Мои впечатления от той поездки в станционный посёлок незабываемы до сих пор.
Я уже никогда не смогу окунуться в такую простую и одухотворённую атмосферу певческого искусства, какую мне благосклонно подарила судьба. Подобное искусство высшего образца возможно только при одном условии – когда оно формируется людьми для самих себя. В противном случае – скажу об этом прямо – оно недосягаемо. Пусть этому не так много примеров, но всё же они есть…

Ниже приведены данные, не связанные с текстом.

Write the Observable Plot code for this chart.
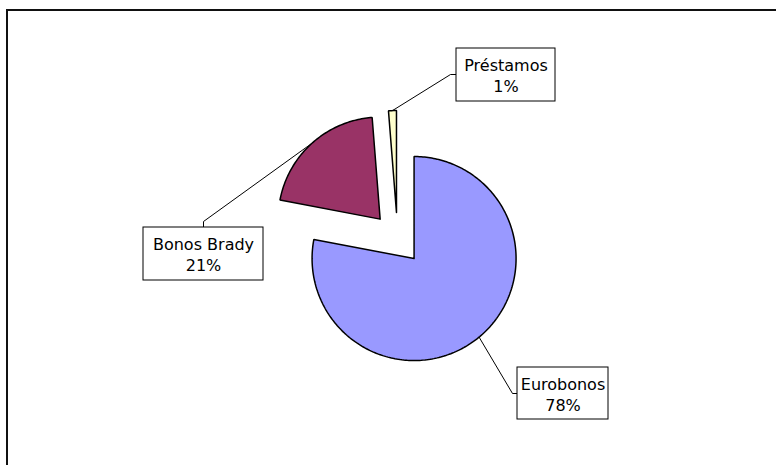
<!DOCTYPE html>
<html>
<head>
<meta charset="utf-8">
<script src="https://cdn.jsdelivr.net/npm/d3@7"></script>
<script src="https://cdn.jsdelivr.net/npm/@observablehq/plot@0.6"></script>
<style>
  html, body { margin: 0; padding: 0; background: #fff; }
  #chart svg { display: block; }
</style>
</head>
<body>
<div id="chart"></div>
<script>
// ---- data ----
const categories = ["Eurobonos", "Bonos Brady", "Préstamos"];
const shares = [78, 20.75, 1.25];           // percent of total
const shareLabels = ["78%", "21%", "1%"];
const sliceColors = ["#9999FF", "#993366", "#FFFFCC"];

// ---- layout (pixels) ----
const W = 776, H = 465;
const center = [397, 238];
const radius = 102;
const explode = 26;
const boxes = {
  "Eurobonos":   {x1: 517, y1: 367, x2: 608, y2: 419, elbow: [512, 393], join: [517, 393]},
  "Bonos Brady": {x1: 143, y1: 227, x2: 263, y2: 280, elbow: [203, 221], join: [203, 227]},
  "Préstamos":   {x1: 456, y1: 48,  x2: 555, y2: 101, elbow: [450, 74],  join: [456, 74]}
};

// ---- geometry from the values ----
const total = d3.sum(shares);
let cum = 0;
const slices = categories.map((name, i) => {
  const a0 = cum / total * 2 * Math.PI;
  cum += shares[i];
  const a1 = cum / total * 2 * Math.PI;
  const mid = (a0 + a1) / 2;
  const vx = center[0] + explode * Math.sin(mid);
  const vy = center[1] - explode * Math.cos(mid);
  return {name, a0, a1, mid, vx, vy, label: name + "\n" + shareLabels[i]};
});

const polyPts = [];
for (const s of slices) {
  polyPts.push({name: s.name, x: s.vx, y: s.vy});
  const n = Math.max(4, Math.ceil((s.a1 - s.a0) / (Math.PI / 180)));
  for (let k = 0; k <= n; k++) {
    const a = s.a0 + (s.a1 - s.a0) * k / n;
    polyPts.push({name: s.name, x: s.vx + radius * Math.sin(a), y: s.vy - radius * Math.cos(a)});
  }
  polyPts.push({name: s.name, x: s.vx, y: s.vy});
}

const leaderPts = [];
for (const s of slices) {
  const b = boxes[s.name];
  leaderPts.push({name: s.name, x: s.vx + radius * Math.sin(s.mid), y: s.vy - radius * Math.cos(s.mid)});
  leaderPts.push({name: s.name, x: b.elbow[0], y: b.elbow[1]});
  leaderPts.push({name: s.name, x: b.join[0], y: b.join[1]});
}

const boxData = slices.map(s => ({...boxes[s.name], label: s.label,
  cx: (boxes[s.name].x1 + boxes[s.name].x2) / 2, cy: (boxes[s.name].y1 + boxes[s.name].y2) / 2}));

const chart = Plot.plot({
  width: W, height: H,
  margin: 0,
  x: {domain: [0, W], axis: null},
  y: {domain: [0, H], reverse: true, axis: null},
  color: {domain: categories, range: sliceColors},
  style: {background: "#fff", fontFamily: "'DejaVu Sans', Verdana, sans-serif"},
  marks: [
    Plot.rect([{}], {x1: 7, y1: 10, x2: 800, y2: 500, fill: "none", stroke: "#111", strokeWidth: 2}),
    Plot.line(leaderPts, {x: "x", y: "y", z: "name", stroke: "#000", strokeWidth: 1, curve: "linear"}),
    Plot.line(polyPts, {x: "x", y: "y", z: "name", fill: "name", stroke: "#000", strokeWidth: 1.5, strokeLinejoin: "miter"}),
    Plot.rect(boxData, {x1: "x1", x2: "x2", y1: "y1", y2: "y2", fill: "#fff", stroke: "#000", strokeWidth: 1}),
    Plot.text(boxData, {x: "cx", y: "cy", text: "label", fontSize: 16, lineHeight: 1.32, fill: "#000", textAnchor: "middle", lineAnchor: "middle"})
  ]
});
document.getElementById("chart").appendChild(chart);
</script>
</body>
</html>
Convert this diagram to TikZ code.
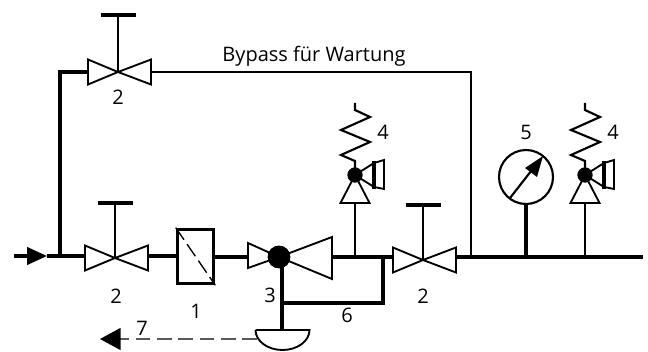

Уже писались эти воспоминания, когда прочитал я сообщение в печати о создании рок-группы при одной из отечественных епархий. О чём петь, её музыканты выбирают сами. «…слова не очень важны в песне – утверждала одна из активисток того ансамбля. – …песня о православии, о чае или молодёжи – мне без разницы, лишь бы музыка была хорошая». А далее в сообщении говорилось, что группа готовит уличный концерт – рокеры исполнят песни Высоцкого. Подобные выплески уже в порядке вещей. Вот что наговорил кинорежиссёр Михалков: «Судьба нашей державы зависит от детей, которых сегодня приводят в храм за руку. Они поют в хоре, старательно выговаривая слова, пока не очень понимая смысл, но это и неважно. Важно, что эти слова сакрально соединяют их…».